The recent arrests of three caregivers accused of stealing from their elderly patients in Beaufort County could become a trend as more seniors decide to be cared for at home, experts say.
But vulnerable patients and their families can avoid becoming victims by taking a few simple steps before hiring in-home caregivers, according to advocates for seniors and law enforcement officials.
Background checks, calling references and securing valuables could go a long way in preventing more caregiver thefts from hitting Beaufort County, they say. In March, three people who were hired to provide support and services to seniors were charged with taking advantage of them instead.
Two were unlicensed caregivers who worked in the Beaufort homes of elderly people. City of Beaufort police say Priscilla Jenkins and Tonia Gonsalves took money and exploited their vulnerable clients, a felony.

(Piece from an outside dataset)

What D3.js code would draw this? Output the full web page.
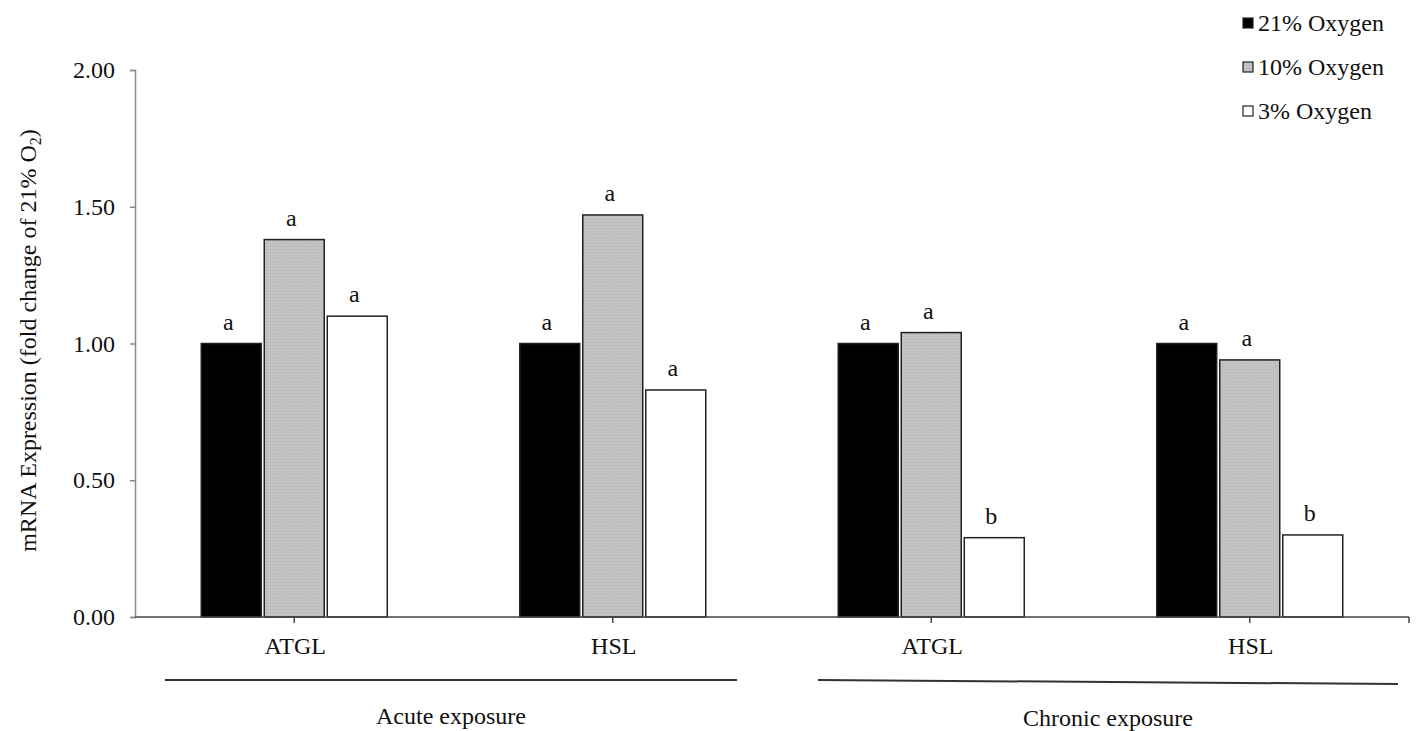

Claire Glasson of the Lowcountry Council of Government's Area Agency on Aging said her office is monitoring the increase of older adults choosing to "age in place" -- and some of the problems that came come with it.
"They're doing it for a number of reasons, including because they're more comfortable in their own home," she said. "Some assisted-living facilities are also very expensive."
Glasson said she is receiving a growing number of calls for advice on how to make sure nurses, home health aides or self-employed caregivers are trustworthy.
One possible remedy is to use a home health care or caregiver agency, which typically runs background checks on the caregivers it employs, Glasson said. Those hiring in-home help through an agency should check whether it's licensed, insured and bonded -- which means the client could be compensated if an employee is convicted of theft or property damage.
But such agencies can be expensive, Glasson said. Relatives of elderly people who need care at home should not forgo background checks, references or referrals just because they can't afford to go through an agency, she said.
Officer Hope Able of the Beaufort Police Department said both Jenkins and Gonsalves were self-employed.
Able recommended those seeking in-home caregivers should ask potential employees to provide a background check, available through the S.C. Law Enforcement Division.
A background check would have shown that both Jenkins and Gonsalves had a criminal history of fraud. In fact, at the time of her arrest, Gonsalves was out on bond for November 2012 charges of exploiting a vulnerable adult, accused of stealing from two other patients, according to the Beaufort Police Department.
Glasson said many people also wonder about the best way to pay caregivers and worry about giving them access to their checks or account numbers. While she said there is no best way to pay a caregiver, she recommended securing valuables, important documents, credit cards and cash when the aide is at the home.
In early March, medical technician Shamika Smart was accused of stealing credit cards from an 80-year-old Hilton Head Island hospice patient. Gonsalves is also accused of stealing credit cards while Jenkins is charged with paying herself more than she was supposed to earn through methods that are still under investigation, according to Beaufort police.Glasson said relatives of homebound seniors should help review financial statements and other records to make sure they aren't being taken advantage of.
Gonsalves, who is accused of defrauding two patients she cared for, was caught after watchful family members alerted police to suspicious transactions.